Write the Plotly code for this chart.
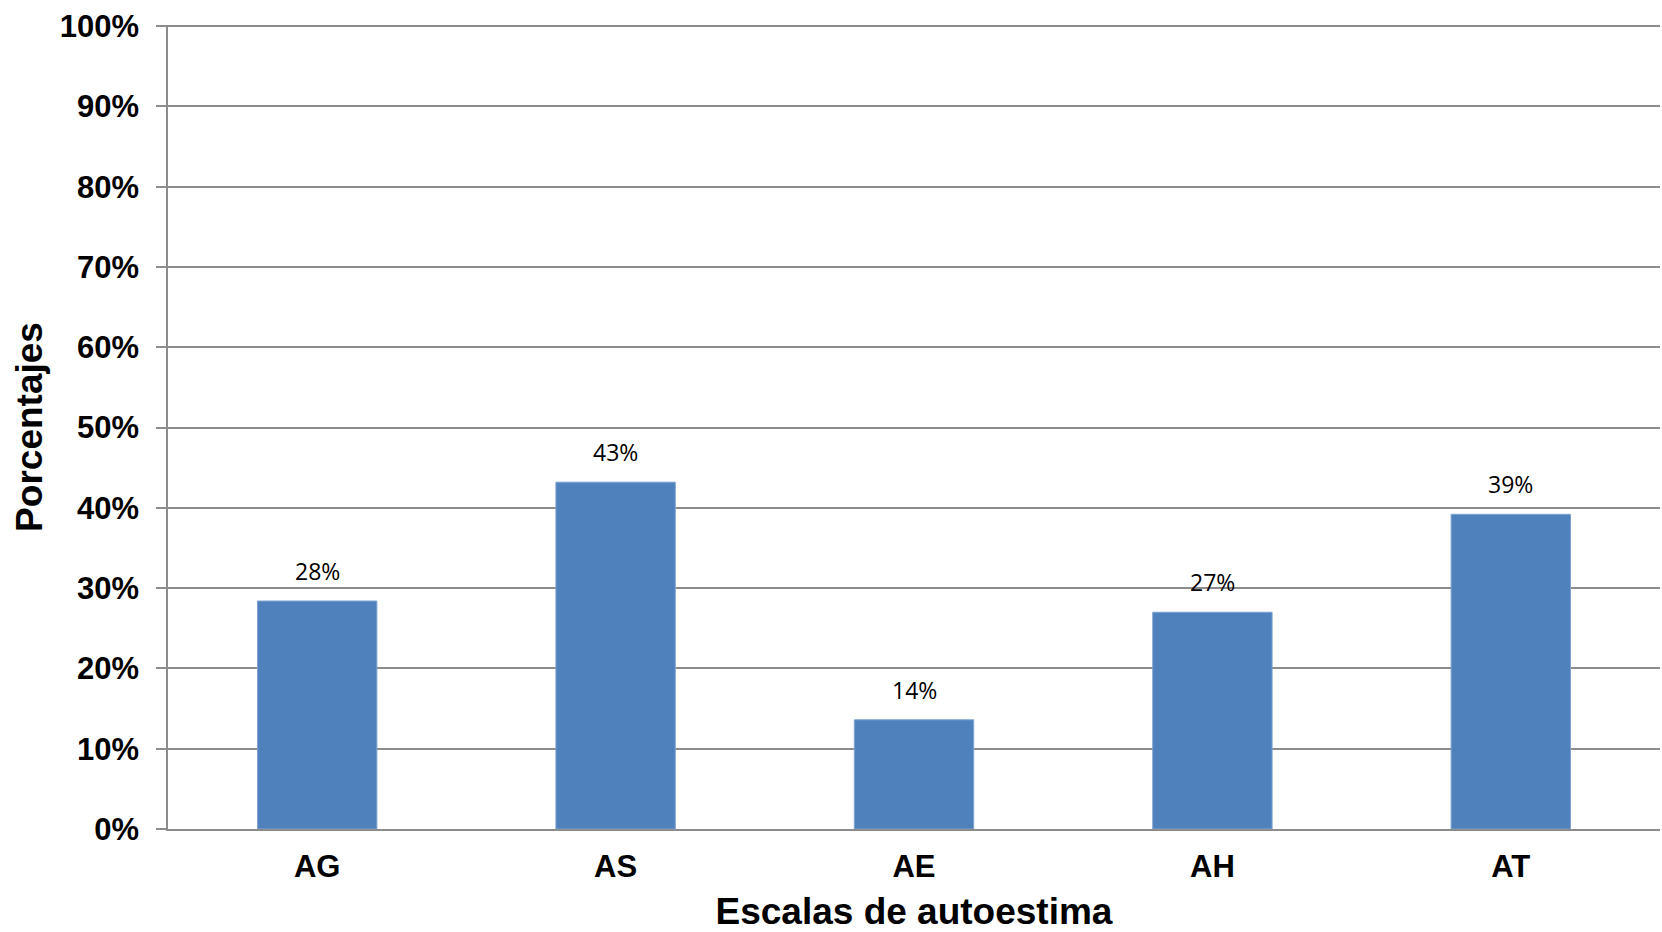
import plotly.graph_objects as go

# Escalas de autoestima y su porcentaje
escalas = ["AG", "AS", "AE", "AH", "AT"]
porcentajes = [0.284, 0.432, 0.136, 0.270, 0.392]
ticks_y = [0, 0.1, 0.2, 0.3, 0.4, 0.5, 0.6, 0.7, 0.8, 0.9, 1.0]

GRID = "#8c8c8c"
BOLD = "Liberation Sans, Arial, sans-serif"

fig = go.Figure(
    go.Bar(
        x=escalas,
        y=porcentajes,
        marker=dict(color="#4F81BD", line=dict(color="#7fa3d0", width=1)),
        width=0.4,
        cliponaxis=False,
    )
)

# Etiquetas de valor encima de cada barra
for esc, val in zip(escalas, porcentajes):
    fig.add_annotation(
        x=esc,
        y=val,
        text=f"{round(val * 100)}%",
        showarrow=False,
        yanchor="bottom",
        yshift=12,
        font=dict(family="Open Sans, sans-serif", size=23, color="#000000"),
    )

fig.update_layout(
    width=1662,
    height=932,
    margin=dict(l=168, r=2, t=25, b=103),
    paper_bgcolor="white",
    plot_bgcolor="white",
    showlegend=False,
    font=dict(family=BOLD, color="#000000"),
)

fig.update_yaxes(
    range=[0, 1.0015],
    tickvals=ticks_y,
    tickformat=".0%",
    showgrid=True,
    gridcolor=GRID,
    gridwidth=1.5,
    showline=True,
    linecolor=GRID,
    linewidth=1.5,
    ticks="outside",
    ticklen=10,
    tickcolor=GRID,
    tickwidth=1.5,
    ticklabelstandoff=11,
    tickfont=dict(family=BOLD, size=31, color="#000000", weight="bold"),
    title=dict(
        text="<b>Porcentajes</b>",
        font=dict(family=BOLD, size=37, color="#000000"),
        standoff=6,
    ),
    zeroline=False,
    automargin=False,
)

fig.update_xaxes(
    showline=True,
    linecolor=GRID,
    linewidth=1.5,
    ticks="",
    tickfont=dict(family=BOLD, size=31, color="#000000", weight="bold"),
    ticklabelstandoff=9,
    title=dict(
        text="<b>Escalas de autoestima</b>",
        font=dict(family=BOLD, size=37, color="#000000"),
        standoff=19,
    ),
    automargin=False,
)

fig.write_html("out.html")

» **Work to be completed**: Transcribe the whole listing exactly. Pictures are excluded.

» **Finished answer**:
Write the Plotly code for this chart.
import plotly.graph_objects as go

# Escalas de autoestima y su porcentaje
escalas = ["AG", "AS", "AE", "AH", "AT"]
porcentajes = [0.284, 0.432, 0.136, 0.270, 0.392]
ticks_y = [0, 0.1, 0.2, 0.3, 0.4, 0.5, 0.6, 0.7, 0.8, 0.9, 1.0]

GRID = "#8c8c8c"
BOLD = "Liberation Sans, Arial, sans-serif"

fig = go.Figure(
    go.Bar(
        x=escalas,
        y=porcentajes,
        marker=dict(color="#4F81BD", line=dict(color="#7fa3d0", width=1)),
        width=0.4,
        cliponaxis=False,
    )
)

# Etiquetas de valor encima de cada barra
for esc, val in zip(escalas, porcentajes):
    fig.add_annotation(
        x=esc,
        y=val,
        text=f"{round(val * 100)}%",
        showarrow=False,
        yanchor="bottom",
        yshift=12,
        font=dict(family="Open Sans, sans-serif", size=23, color="#000000"),
    )

fig.update_layout(
    width=1662,
    height=932,
    margin=dict(l=168, r=2, t=25, b=103),
    paper_bgcolor="white",
    plot_bgcolor="white",
    showlegend=False,
    font=dict(family=BOLD, color="#000000"),
)

fig.update_yaxes(
    range=[0, 1.0015],
    tickvals=ticks_y,
    tickformat=".0%",
    showgrid=True,
    gridcolor=GRID,
    gridwidth=1.5,
    showline=True,
    linecolor=GRID,
    linewidth=1.5,
    ticks="outside",
    ticklen=10,
    tickcolor=GRID,
    tickwidth=1.5,
    ticklabelstandoff=11,
    tickfont=dict(family=BOLD, size=31, color="#000000", weight="bold"),
    title=dict(
        text="<b>Porcentajes</b>",
        font=dict(family=BOLD, size=37, color="#000000"),
        standoff=6,
    ),
    zeroline=False,
    automargin=False,
)

fig.update_xaxes(
    showline=True,
    linecolor=GRID,
    linewidth=1.5,
    ticks="",
    tickfont=dict(family=BOLD, size=31, color="#000000", weight="bold"),
    ticklabelstandoff=9,
    title=dict(
        text="<b>Escalas de autoestima</b>",
        font=dict(family=BOLD, size=37, color="#000000"),
        standoff=19,
    ),
    automargin=False,
)

fig.write_html("out.html")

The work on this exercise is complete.